3. I'm very interested to read Rosenberg. He debated Craig, which you can watch here or read here, and it was later published by Routledge with essays on the debate by several other philosophers, scientists, and rhetoricians. The issue I'm most interested in is Rosenberg's claim that his conclusions are scientific -- that is, that science leads us to his conclusions, not philosophical argument. The conclusions in question seem to be eliminative materialism, which denies (for example) that anyone has beliefs and that sentences have meaning.

4. The list would be a lot longer if I listed all the volumes of Dozois's Year's Best SF that I've bought recently. I'll write a separate post on them. One of my reasons for wanting these is that they're how I troll for new authors.

5. The book store actually sent the wrong book instead of Dozois's The Good Stuff, but they immediately apologized, sent me the right one via priority shipping, and told me to do whatever I want with the one they sent accidentally. So although it hasn't arrived yet, all's right with the world. The Good Stuff is two books in one volume (The Good Old Stuff and The Good New Stuff). Most of them are not in my volumes of Year's Best SF. I always find it hard to resist multiple books in a single volume for the price of a normal book (see: Anselm and Kant).

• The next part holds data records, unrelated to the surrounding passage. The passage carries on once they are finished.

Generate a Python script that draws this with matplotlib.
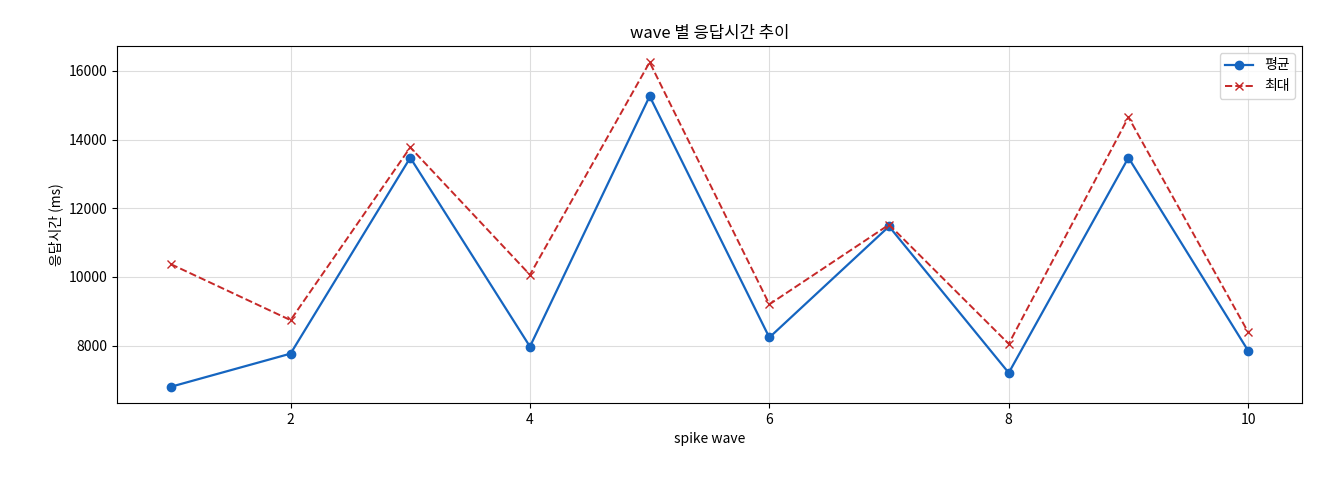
import matplotlib
matplotlib.use("Agg")
import matplotlib.pyplot as plt

plt.rcParams['font.family'] = ['Noto Sans CJK KR', 'DejaVu Sans']

waves = [1, 2, 3, 4, 5, 6, 7, 8, 9, 10]
avg_ms = [6800, 7765, 13470, 7970, 15260, 8235, 11470, 7206, 13470, 7850]
max_ms = [10370, 8740, 13770, 10060, 16250, 9200, 11520, 8050, 14650, 8390]

fig = plt.figure(figsize=(13.2, 4.8), dpi=100)
ax = fig.add_axes([117/1320, 1-403/480, (1302-117)/1320, (403-46)/480])
ax.plot(waves, avg_ms, color='#1565c0', marker='o', markersize=6, linewidth=1.6, label='평균')
ax.plot(waves, max_ms, color='#c62828', marker='x', markersize=6, linewidth=1.4, linestyle='--', label='최대')
ax.set_title('wave 별 응답시간 추이', fontsize=12)
ax.set_xlabel('spike wave', fontsize=10)
ax.set_ylabel('응답시간 (ms)', fontsize=10)
ax.set_xticks([2, 4, 6, 8, 10])
ax.set_yticks([8000, 10000, 12000, 14000, 16000])
ax.grid(True, color='#dddddd', linewidth=0.8)
ax.tick_params(labelsize=10)
ax.legend(loc='upper right', fontsize=10)
fig.savefig('out.png', dpi=100)
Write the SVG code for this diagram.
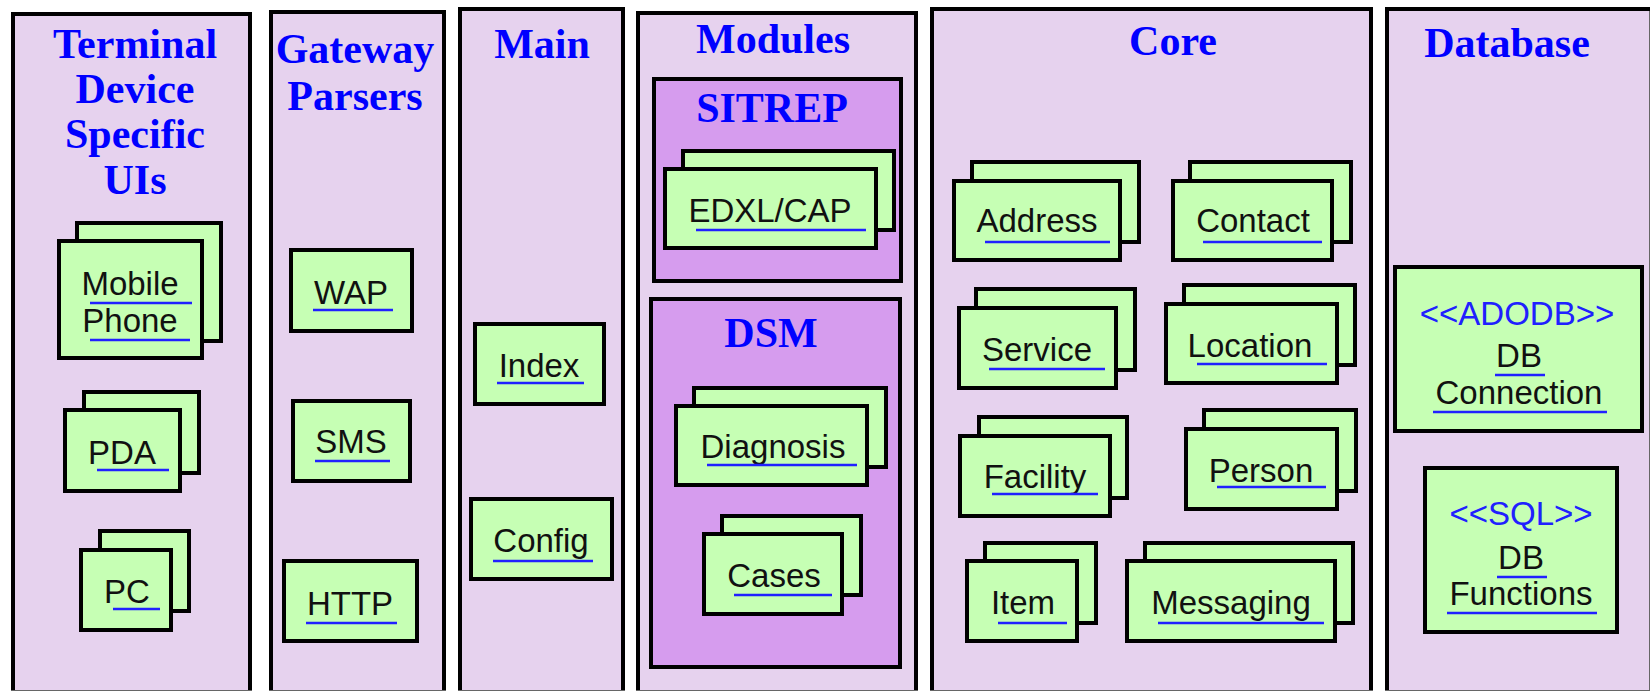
<svg xmlns="http://www.w3.org/2000/svg" width="1650" height="691" viewBox="0 0 1650 691">
<style>
.panel{fill:#E6D2EE;stroke:#000;stroke-width:4}
.module{fill:#D69CEE;stroke:#000;stroke-width:4}
.box{fill:#C6FFB4;stroke:#000;stroke-width:4}
.edge{stroke:#666;stroke-width:1;fill:none}
.title{font-family:"Liberation Serif","Times New Roman",serif;font-weight:bold;font-size:42px;fill:#0000FF;text-anchor:middle}
.lbl{font-family:"Liberation Sans",Arial,sans-serif;font-size:33px;fill:#111;text-anchor:middle}
.st{font-family:"Liberation Sans",Arial,sans-serif;font-size:33px;fill:#2020FF;text-anchor:middle}
.ul{stroke:#2020FF;stroke-width:2.5}
</style>
<rect width="1650" height="691" fill="#fff"/>

<g id="panel-terminal">
<rect class="panel" x="13" y="14" width="237" height="720"/>
<line class="edge" x1="11" y1="690.5" x2="252" y2="690.5"/>
<text class="title" x="135" y="58">Terminal</text>
<text class="title" x="135" y="103">Device</text>
<text class="title" x="135" y="148">Specific</text>
<text class="title" x="135" y="194">UIs</text>
</g>
<g id="panel-gateway">
<rect class="panel" x="271" y="12" width="173" height="720"/>
<line class="edge" x1="269" y1="690.5" x2="446" y2="690.5"/>
<text class="title" x="355" y="63">Gateway</text>
<text class="title" x="355" y="110">Parsers</text>
</g>
<g id="panel-main">
<rect class="panel" x="460" y="9" width="163" height="720"/>
<line class="edge" x1="458" y1="690.5" x2="625" y2="690.5"/>
<text class="title" x="542" y="58">Main</text>
</g>
<g id="panel-modules">
<rect class="panel" x="638" y="13" width="278" height="720"/>
<line class="edge" x1="636" y1="690.5" x2="918" y2="690.5"/>
<text class="title" x="773" y="53">Modules</text>
</g>
<g id="panel-core">
<rect class="panel" x="932" y="9" width="439" height="720"/>
<line class="edge" x1="930" y1="690.5" x2="1373" y2="690.5"/>
<text class="title" x="1173" y="55">Core</text>
</g>
<g id="panel-database">
<rect class="panel" x="1387" y="9" width="300" height="720"/>
<line class="edge" x1="1385" y1="690.5" x2="1650" y2="690.5"/>
<line class="edge" x1="1649.5" y1="11" x2="1649.5" y2="691"/>
<text class="title" x="1507" y="57">Database</text>
</g>

<g id="module-sitrep">
<rect class="module" x="654" y="79" width="247" height="202"/>
<text class="title" x="772" y="122">SITREP</text>
</g>
<g id="module-dsm">
<rect class="module" x="651" y="299" width="249" height="368"/>
<text class="title" x="771" y="347">DSM</text>
</g>

<g id="node-mobile-phone">
<rect class="box" x="77" y="223" width="144" height="118"/>
<rect class="box" x="59" y="241" width="143" height="117"/>
<text class="lbl" x="130" y="295">Mobile</text>
<text class="lbl" x="130" y="332">Phone</text>
<line class="ul" x1="90" y1="303" x2="192" y2="303"/>
<line class="ul" x1="90" y1="340" x2="190" y2="340"/>
</g>
<g id="node-pda">
<rect class="box" x="84" y="392" width="115" height="81"/>
<rect class="box" x="65" y="410" width="115" height="81"/>
<text class="lbl" x="122" y="464">PDA</text>
<line class="ul" x1="97" y1="470" x2="169" y2="470"/>
</g>
<g id="node-pc">
<rect class="box" x="100" y="531" width="89" height="80"/>
<rect class="box" x="81" y="550" width="90" height="80"/>
<text class="lbl" x="127" y="603">PC</text>
<line class="ul" x1="113" y1="609" x2="160" y2="609"/>
</g>

<g id="node-wap">
<rect class="box" x="291" y="250" width="121" height="81"/>
<text class="lbl" x="351" y="304">WAP</text>
<line class="ul" x1="313" y1="310" x2="393" y2="310"/>
</g>
<g id="node-sms">
<rect class="box" x="293" y="401" width="117" height="80"/>
<text class="lbl" x="351" y="453">SMS</text>
<line class="ul" x1="315" y1="461" x2="390" y2="461"/>
</g>
<g id="node-http">
<rect class="box" x="284" y="561" width="133" height="80"/>
<text class="lbl" x="350" y="615">HTTP</text>
<line class="ul" x1="306" y1="623" x2="397" y2="623"/>
</g>

<g id="node-index">
<rect class="box" x="475" y="324" width="129" height="80"/>
<text class="lbl" x="539" y="377">Index</text>
<line class="ul" x1="497" y1="383" x2="584" y2="383"/>
</g>
<g id="node-config">
<rect class="box" x="471" y="499" width="141" height="80"/>
<text class="lbl" x="541" y="552">Config</text>
<line class="ul" x1="493" y1="561" x2="593" y2="561"/>
</g>

<g id="node-edxl-cap">
<rect class="box" x="683" y="151" width="211" height="79"/>
<rect class="box" x="665" y="169" width="211" height="79"/>
<text class="lbl" x="770" y="222">EDXL/CAP</text>
<line class="ul" x1="696" y1="230" x2="866" y2="230"/>
</g>
<g id="node-diagnosis">
<rect class="box" x="694" y="388" width="192" height="79"/>
<rect class="box" x="676" y="406" width="191" height="79"/>
<text class="lbl" x="773" y="458">Diagnosis</text>
<line class="ul" x1="707" y1="465" x2="857" y2="465"/>
</g>
<g id="node-cases">
<rect class="box" x="722" y="516" width="139" height="79"/>
<rect class="box" x="704" y="534" width="138" height="80"/>
<text class="lbl" x="774" y="587">Cases</text>
<line class="ul" x1="734" y1="595" x2="832" y2="595"/>
</g>

<g id="node-address">
<rect class="box" x="972" y="162" width="167" height="80"/>
<rect class="box" x="954" y="181" width="166" height="79"/>
<text class="lbl" x="1037" y="232">Address</text>
<line class="ul" x1="985" y1="242" x2="1110" y2="242"/>
</g>
<g id="node-contact">
<rect class="box" x="1190" y="162" width="161" height="80"/>
<rect class="box" x="1173" y="181" width="159" height="79"/>
<text class="lbl" x="1253" y="232">Contact</text>
<line class="ul" x1="1203" y1="242" x2="1322" y2="242"/>
</g>
<g id="node-service">
<rect class="box" x="976" y="289" width="159" height="81"/>
<rect class="box" x="959" y="308" width="157" height="80"/>
<text class="lbl" x="1037" y="361">Service</text>
<line class="ul" x1="989" y1="369" x2="1105" y2="369"/>
</g>
<g id="node-location">
<rect class="box" x="1184" y="285" width="171" height="80"/>
<rect class="box" x="1166" y="304" width="171" height="79"/>
<text class="lbl" x="1250" y="357">Location</text>
<line class="ul" x1="1197" y1="364" x2="1327" y2="364"/>
</g>
<g id="node-facility">
<rect class="box" x="979" y="417" width="148" height="81"/>
<rect class="box" x="960" y="436" width="150" height="80"/>
<text class="lbl" x="1035" y="488">Facility</text>
<line class="ul" x1="992" y1="494" x2="1098" y2="494"/>
</g>
<g id="node-person">
<rect class="box" x="1204" y="410" width="152" height="81"/>
<rect class="box" x="1186" y="429" width="151" height="80"/>
<text class="lbl" x="1261" y="482">Person</text>
<line class="ul" x1="1217" y1="487" x2="1326" y2="487"/>
</g>
<g id="node-item">
<rect class="box" x="985" y="543" width="111" height="80"/>
<rect class="box" x="967" y="561" width="110" height="80"/>
<text class="lbl" x="1023" y="614">Item</text>
<line class="ul" x1="998" y1="623" x2="1067" y2="623"/>
</g>
<g id="node-messaging">
<rect class="box" x="1145" y="543" width="208" height="80"/>
<rect class="box" x="1127" y="561" width="208" height="80"/>
<text class="lbl" x="1231" y="614">Messaging</text>
<line class="ul" x1="1158" y1="623" x2="1324" y2="623"/>
</g>

<g id="node-db-connection">
<rect class="box" x="1395" y="267" width="247" height="164"/>
<text class="st" x="1517" y="325">&lt;&lt;ADODB&gt;&gt;</text>
<text class="lbl" x="1519" y="367">DB</text>
<text class="lbl" x="1519" y="404">Connection</text>
<line class="ul" x1="1495" y1="375" x2="1545" y2="375"/>
<line class="ul" x1="1433" y1="412" x2="1607" y2="412"/>
</g>
<g id="node-db-functions">
<rect class="box" x="1425" y="468" width="192" height="164"/>
<text class="st" x="1521" y="525">&lt;&lt;SQL&gt;&gt;</text>
<text class="lbl" x="1521" y="569">DB</text>
<text class="lbl" x="1521" y="605">Functions</text>
<line class="ul" x1="1497" y1="577" x2="1547" y2="577"/>
<line class="ul" x1="1447" y1="613" x2="1597" y2="613"/>
</g>

<g id="connectors"/>
</svg>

6. I've been wanting Interplanetary for a while now. Tony Daniel is one of those authors I discovered reading Dozois's Year's Best SF.

7. Ben Bova edited the second volume of The Science Fiction Hall of Fame, which, ironically, is itself collected in two volumes, and which collects the best novellas from before about 1960. (Volume 1 does the same for short stories, and was edited by Robert Silverburg.) So I got volume 2A which is the first volume of the second volume. I want to point out here that these are the only books by Bova that I will get, because he just edited them. When I was getting back into science fiction about 20 years ago, one of the first books I read was his Saturn. It was horrible. Some people on a spaceship going to Saturn, they don't even arrive until the last 50 pages or so, the characters were ridiculous (the bad guy was a fundamentalist Christian woman who was secretly a lesbian or something), and the big reveal at the end is that the rings of Saturn are actually alive. Terrible and beyond disappointing because it looked liked Bova was writing novels about one of the particular types of science fiction I love (near future exploration and settlement of our solar system). He wrote a whole series of novels called Grand Tour that are set on various planets, dwarf planets, moons, and asteroids. But after Saturn left such a horrible taste in my brain, I'm off him for good.

8. Michael Moorcock's Behold the Man is another one I've been wanting a long time. I've read about this book, and I have a short story idea that's moderately similar (although not anti-Christian as his seems to be), so I wanted to compare my idea to Moorcock's. There are several other stories and books in the "time-travelling to see Jesus" sub-sub-genre: here's a list.

Update (30 Aug.): This is one part funny, one part annoying. The bookstore that sent me the wrong book just sent me another copy of the same wrong book. It's The Captive by Victoria Holt. It appears to be a gothic romance, meaning it is not remotely similar to the actual book I ordered, The Good Stuff: Adventure Science Fiction in the Grand Tradition.

Update (2 Sep.): Now it's just annoying. The book they sent has an almost identical ISBN to what I'd ordered, and they realized they never had the actual book I wanted. So they apologized and refunded my money. Which is fine, but I'd wanted to trade that money for the book.